▸ SET EXERCISE: Beginning with the first line, set down every line through the one containing "doc_colors = ['#22dd22', 'black', '#0000ff', '#ff0000']", exactly as it appears, but not the pictures.
--- Start ---
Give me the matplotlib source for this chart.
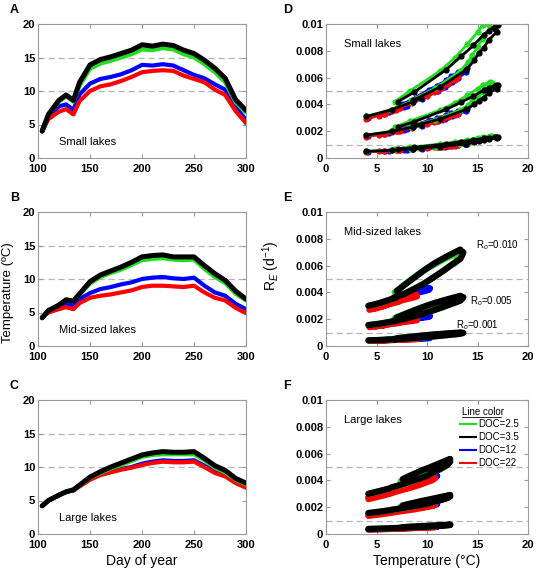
import numpy as np
import matplotlib.pyplot as plt
from matplotlib.lines import Line2D

plt.rcParams['font.family'] = ['Liberation Sans', 'DejaVu Sans']
plt.rcParams['mathtext.fontset'] = 'custom'
plt.rcParams['mathtext.rm'] = 'Liberation Sans'
plt.rcParams['mathtext.it'] = 'Liberation Sans:italic'

# day of year for every sample
days = [104, 110, 120, 127, 134, 140, 150, 160, 170, 180, 190, 200,
        210, 220, 230, 240, 250, 260, 270, 280, 290, 300]

doc_labels = ['DOC=2.5', 'DOC=3.5', 'DOC=12', 'DOC=22']
doc_colors = ['#22dd22', 'black', '#0000ff', '#ff0000']

# water temperature (deg C), small lakes
temp_small_doc25 = [4.0, 6.4, 8.4, 9.2, 8.4, 10.8, 13.3, 14.1, 14.5, 15.0, 15.5, 16.2,
                    16.1, 16.4, 16.2, 15.5, 15.0, 14.0, 12.8, 11.3, 8.3, 6.8]
temp_small_doc35 = [4.0, 6.5, 8.6, 9.4, 8.6, 11.3, 13.9, 14.7, 15.1, 15.6, 16.1, 16.9,
                    16.7, 17.0, 16.8, 16.1, 15.6, 14.6, 13.4, 11.9, 8.7, 7.1]
temp_small_doc12 = [4.2, 6.2, 7.7, 8.0, 7.2, 9.5, 11.1, 11.8, 12.1, 12.5, 13.1, 13.9,
                    13.8, 14.0, 13.8, 13.1, 12.4, 11.9, 11.0, 10.2, 7.6, 5.7]
temp_small_doc22 = [4.0, 5.8, 6.9, 7.3, 6.5, 8.5, 10.0, 10.7, 11.0, 11.5, 12.1, 12.8,
                    13.0, 13.1, 13.0, 12.3, 11.8, 11.3, 10.2, 9.4, 7.0, 5.2]

# mid-sized lakes
temp_mid_doc25 = [4.2, 5.3, 6.1, 6.9, 6.7, 7.7, 9.3, 10.3, 10.9, 11.4, 12.1, 12.8,
                  13.0, 13.1, 12.9, 12.8, 12.9, 11.5, 10.3, 9.4, 7.8, 6.8]
temp_mid_doc35 = [4.2, 5.3, 6.1, 6.9, 6.7, 7.8, 9.6, 10.6, 11.2, 11.8, 12.5, 13.3,
                  13.5, 13.6, 13.3, 13.3, 13.3, 12.0, 10.8, 9.8, 8.2, 7.0]
temp_mid_doc12 = [4.3, 5.2, 5.8, 6.3, 6.0, 7.0, 7.9, 8.5, 8.8, 9.2, 9.5, 10.0,
                  10.2, 10.3, 10.1, 10.0, 10.2, 9.0, 8.0, 7.5, 6.3, 5.5]
temp_mid_doc22 = [4.3, 5.0, 5.5, 5.8, 5.5, 6.4, 7.2, 7.5, 7.7, 8.0, 8.3, 8.8,
                  9.0, 9.0, 8.9, 8.8, 9.0, 8.0, 7.2, 6.8, 5.7, 4.9]

# large lakes
temp_large_doc25 = [4.2, 5.0, 5.8, 6.3, 6.6, 7.2, 8.4, 9.1, 9.8, 10.3, 10.9, 11.5,
                    11.8, 11.9, 11.9, 11.9, 11.9, 11.0, 9.9, 9.2, 8.1, 7.4]
temp_large_doc35 = [4.2, 5.0, 5.8, 6.3, 6.6, 7.3, 8.5, 9.3, 10.0, 10.6, 11.2, 11.8,
                    12.1, 12.3, 12.2, 12.2, 12.3, 11.3, 10.2, 9.5, 8.3, 7.6]
temp_large_doc12 = [4.2, 5.0, 5.8, 6.3, 6.5, 7.2, 8.2, 8.9, 9.3, 9.7, 10.0, 10.5,
                    10.8, 11.0, 10.9, 10.9, 11.0, 10.2, 9.3, 8.7, 7.8, 7.0]
temp_large_doc22 = [4.2, 5.0, 5.8, 6.3, 6.5, 7.1, 8.1, 8.8, 9.2, 9.6, 9.9, 10.3,
                    10.6, 10.8, 10.7, 10.7, 10.8, 10.0, 9.1, 8.6, 7.6, 6.9]

# R_E for R0 = 0.010 (units of 1e-3 per day), same days as above
re_small_doc25 = [3.1, 3.6, 4.2, 4.5, 4.3, 5.2, 6.5, 7.2, 7.7, 8.3, 8.9, 9.6,
                  9.9, 10.2, 10.3, 9.9, 9.4, 8.5, 7.5, 6.5, 5.0, 4.2]
re_small_doc35 = [3.1, 3.6, 4.2, 4.5, 4.3, 5.3, 6.6, 7.3, 7.8, 8.2, 8.8, 9.4,
                  9.6, 9.9, 9.9, 9.5, 9.2, 8.4, 7.6, 6.6, 4.9, 4.2]
re_small_doc12 = [3.0, 3.4, 3.8, 3.9, 3.7, 4.4, 5.0, 5.3, 5.5, 5.7, 6.0, 6.4,
                  6.5, 6.7, 6.7, 6.4, 6.1, 5.8, 5.4, 5.1, 4.0, 3.3]
re_small_doc22 = [2.9, 3.3, 3.6, 3.7, 3.5, 4.1, 4.6, 4.9, 5.0, 5.2, 5.5, 5.8,
                  6.0, 6.1, 6.1, 5.8, 5.6, 5.4, 4.9, 4.6, 3.7, 3.1]

re_mid_doc25 = [3.0, 3.2, 3.4, 3.6, 3.6, 3.9, 4.5, 4.95, 5.25, 5.5, 5.9, 6.2,
                6.4, 6.6, 6.7, 6.8, 6.9, 6.4, 5.9, 5.5, 4.6, 4.0]
re_mid_doc35 = [3.0, 3.2, 3.4, 3.6, 3.6, 3.9, 4.6, 5.1, 5.4, 5.7, 6.1, 6.5,
                6.8, 7.0, 7.1, 7.2, 7.2, 6.7, 6.2, 5.7, 4.8, 4.1]
re_mid_doc12 = [2.9, 3.1, 3.2, 3.3, 3.25, 3.5, 3.7, 3.85, 3.9, 4.0, 4.05, 4.15,
                4.2, 4.3, 4.3, 4.3, 4.3, 4.0, 3.7, 3.6, 3.3, 3.1]
re_mid_doc22 = [2.7, 2.85, 2.95, 3.0, 2.95, 3.15, 3.3, 3.4, 3.45, 3.5, 3.55, 3.65,
                3.7, 3.75, 3.75, 3.75, 3.8, 3.6, 3.4, 3.3, 3.0, 2.8]

re_large_doc25 = [3.0, 3.15, 3.3, 3.4, 3.5, 3.6, 3.9, 4.1, 4.3, 4.5, 4.7, 4.95,
                  5.1, 5.2, 5.25, 5.3, 5.35, 5.05, 4.75, 4.55, 4.2, 3.95]
re_large_doc35 = [3.0, 3.15, 3.3, 3.4, 3.5, 3.65, 3.95, 4.15, 4.35, 4.6, 4.8, 5.05,
                  5.2, 5.4, 5.5, 5.55, 5.6, 5.3, 4.95, 4.75, 4.35, 4.1]
re_large_doc12 = [2.75, 2.9, 3.05, 3.15, 3.2, 3.35, 3.55, 3.7, 3.8, 3.9, 4.0, 4.1,
                  4.2, 4.3, 4.3, 4.3, 4.35, 4.15, 3.95, 3.8, 3.6, 3.4]
re_large_doc22 = [2.6, 2.75, 2.9, 3.0, 3.05, 3.2, 3.4, 3.55, 3.65, 3.75, 3.85, 3.95,
                  4.05, 4.15, 4.15, 4.15, 4.2, 4.0, 3.8, 3.65, 3.45, 3.25]

# R_E of the R0=0.005 and R0=0.001 runs relative to the R0=0.010 run
r0_values = [0.010, 0.005, 0.001]
r0_labels = ['R$_o$=0.010', 'R$_o$=0.005', 'R$_o$=0.001']
re_ratio_small = [1.0, 0.55, 0.16]
re_ratio_mid = [1.0, 0.52, 0.14]
re_ratio_large = [1.0, 0.52, 0.125]

lakes = ['Small lakes', 'Mid-sized lakes', 'Large lakes']
temps = [[temp_small_doc25, temp_small_doc35, temp_small_doc12, temp_small_doc22],
         [temp_mid_doc25, temp_mid_doc35, temp_mid_doc12, temp_mid_doc22],
         [temp_large_doc25, temp_large_doc35, temp_large_doc12, temp_large_doc22]]
rates = [[re_small_doc25, re_small_doc35, re_small_doc12, re_small_doc22],
         [re_mid_doc25, re_mid_doc35, re_mid_doc12, re_mid_doc22],
         [re_large_doc25, re_large_doc35, re_large_doc12, re_large_doc22]]
ratios = [re_ratio_small, re_ratio_mid, re_ratio_large]

W, H = 537, 572
fig = plt.figure(figsize=(W / 100, H / 100), dpi=100)


def add_ax(x0, y0, x1, y1):
    return fig.add_axes([x0 / W, 1 - y1 / H, (x1 - x0) / W, (y1 - y0) / H])


def style(ax):
    for s in ax.spines.values():
        s.set_color('#9a9a9a')
        s.set_linewidth(0.8)
    ax.tick_params(direction='in', length=3, color='#9a9a9a', top=True, right=True,
                   labelsize=8, pad=2)
    ax.tick_params(axis='x', pad=4)


rows = [(24, 158), (212, 346), (400, 534)]
draw_order = [2, 3, 0, 1]  # blue, red, green, black
letters_left = ['A', 'B', 'C']
letters_right = ['D', 'E', 'F']

for i, (y0, y1) in enumerate(rows):
    # temperature through the season
    ax = add_ax(38, y0, 246, y1)
    style(ax)
    for k in draw_order:
        ax.plot(days, temps[i][k], color=doc_colors[k],
                lw=3.6 if k == 1 else 3.0, solid_capstyle='round')
    for yv in (10, 15):
        ax.axhline(yv, color='#b5b5b5', ls=(0, (5, 3)), lw=0.9, zorder=0)
    ax.set_xlim(100, 300)
    ax.set_ylim(0, 20)
    ax.set_xticks([100, 150, 200, 250, 300])
    ax.set_xticklabels(['100', '150', '200', '250', '300'], fontweight='bold')
    ax.set_yticks([0, 5, 10, 15, 20])
    ax.set_yticklabels(['0', '5', '10', '15', '20'], fontweight='bold')
    ax.text(120, 2.4, lakes[i], fontsize=8, va='center', ha='left')
    fig.text(10 / W, 1 - (y0 - 20) / H, letters_left[i], fontsize=9,
             fontweight='bold', ha='left', va='top')
    if i == 1:
        ax.set_ylabel('Temperature (ºC)', fontsize=9.5)
        ax.yaxis.set_label_coords(-0.115, 0.40)
    if i == 2:
        ax.set_xlabel('Day of year', fontsize=10, labelpad=3)

    # metabolic rate vs temperature
    ax = add_ax(326, y0, 528, y1)
    style(ax)
    for j, r0 in enumerate(r0_values):
        for k in draw_order:
            re = np.array(rates[i][k]) * 1e-3 * ratios[i][j]
            if i == 0:
                ax.plot(temps[i][k], re, color=doc_colors[k], lw=2.0, marker='o',
                        ms=4.5, mec='none')
            else:
                ax.plot(temps[i][k], re, color=doc_colors[k], lw=4.5,
                        solid_capstyle='round', solid_joinstyle='round')
    for yv in (0.001, 0.005):
        ax.axhline(yv, color='#b5b5b5', ls=(0, (5, 3)), lw=0.9, zorder=0)
    ax.set_xlim(0, 20)
    ax.set_ylim(0, 0.01)
    ax.set_xticks([0, 5, 10, 15, 20])
    ax.set_xticklabels(['0', '5', '10', '15', '20'], fontweight='bold')
    ax.set_yticks([0, 0.002, 0.004, 0.006, 0.008, 0.01])
    ax.set_yticklabels(['0', '0.002', '0.004', '0.006', '0.008', '0.01'],
                       fontweight='bold')
    ax.text(1.8, 0.0085, lakes[i], fontsize=8, va='center', ha='left')
    fig.text(283 / W, 1 - (y0 - 20) / H, letters_right[i], fontsize=9,
             fontweight='bold', ha='left', va='top')
    if i == 1:
        ax.set_ylabel('R$_E$ (d$^{-1}$)', fontsize=10)
        ax.yaxis.set_label_coords(-0.22, 0.60)
        label_pos = [(14.9, 0.00754), (14.3, 0.00336), (12.9, 0.00157)]
        for lab, (tx, ty) in zip(r0_labels, label_pos):
            ax.text(tx, ty, lab, fontsize=7, va='center', ha='left')
    if i == 2:
        ax.set_xlabel('Temperature (°C)', fontsize=10, labelpad=3)
        handles = [Line2D([], [], color=c, lw=1.5) for c in doc_colors]
        ax.legend(handles, doc_labels, loc='upper left', bbox_to_anchor=(0.665, 0.855),
                  frameon=False, fontsize=7, handlelength=1.6, handletextpad=0.2,
                  labelspacing=0.3, borderaxespad=0, borderpad=0)
        ax.text(0.675, 0.91, 'Line color', transform=ax.transAxes, fontsize=7,
                ha='left', va='center')
        ax.plot([0.675, 0.865], [0.875, 0.875], transform=ax.transAxes,
                color='black', lw=0.6, clip_on=False)

fig.savefig('out.png', dpi=100)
--- End ---
▸ RESPONSE TO THE TASK:
Give me the matplotlib source for this chart.
import numpy as np
import matplotlib.pyplot as plt
from matplotlib.lines import Line2D

plt.rcParams['font.family'] = ['Liberation Sans', 'DejaVu Sans']
plt.rcParams['mathtext.fontset'] = 'custom'
plt.rcParams['mathtext.rm'] = 'Liberation Sans'
plt.rcParams['mathtext.it'] = 'Liberation Sans:italic'

# day of year for every sample
days = [104, 110, 120, 127, 134, 140, 150, 160, 170, 180, 190, 200,
        210, 220, 230, 240, 250, 260, 270, 280, 290, 300]

doc_labels = ['DOC=2.5', 'DOC=3.5', 'DOC=12', 'DOC=22']
doc_colors = ['#22dd22', 'black', '#0000ff', '#ff0000']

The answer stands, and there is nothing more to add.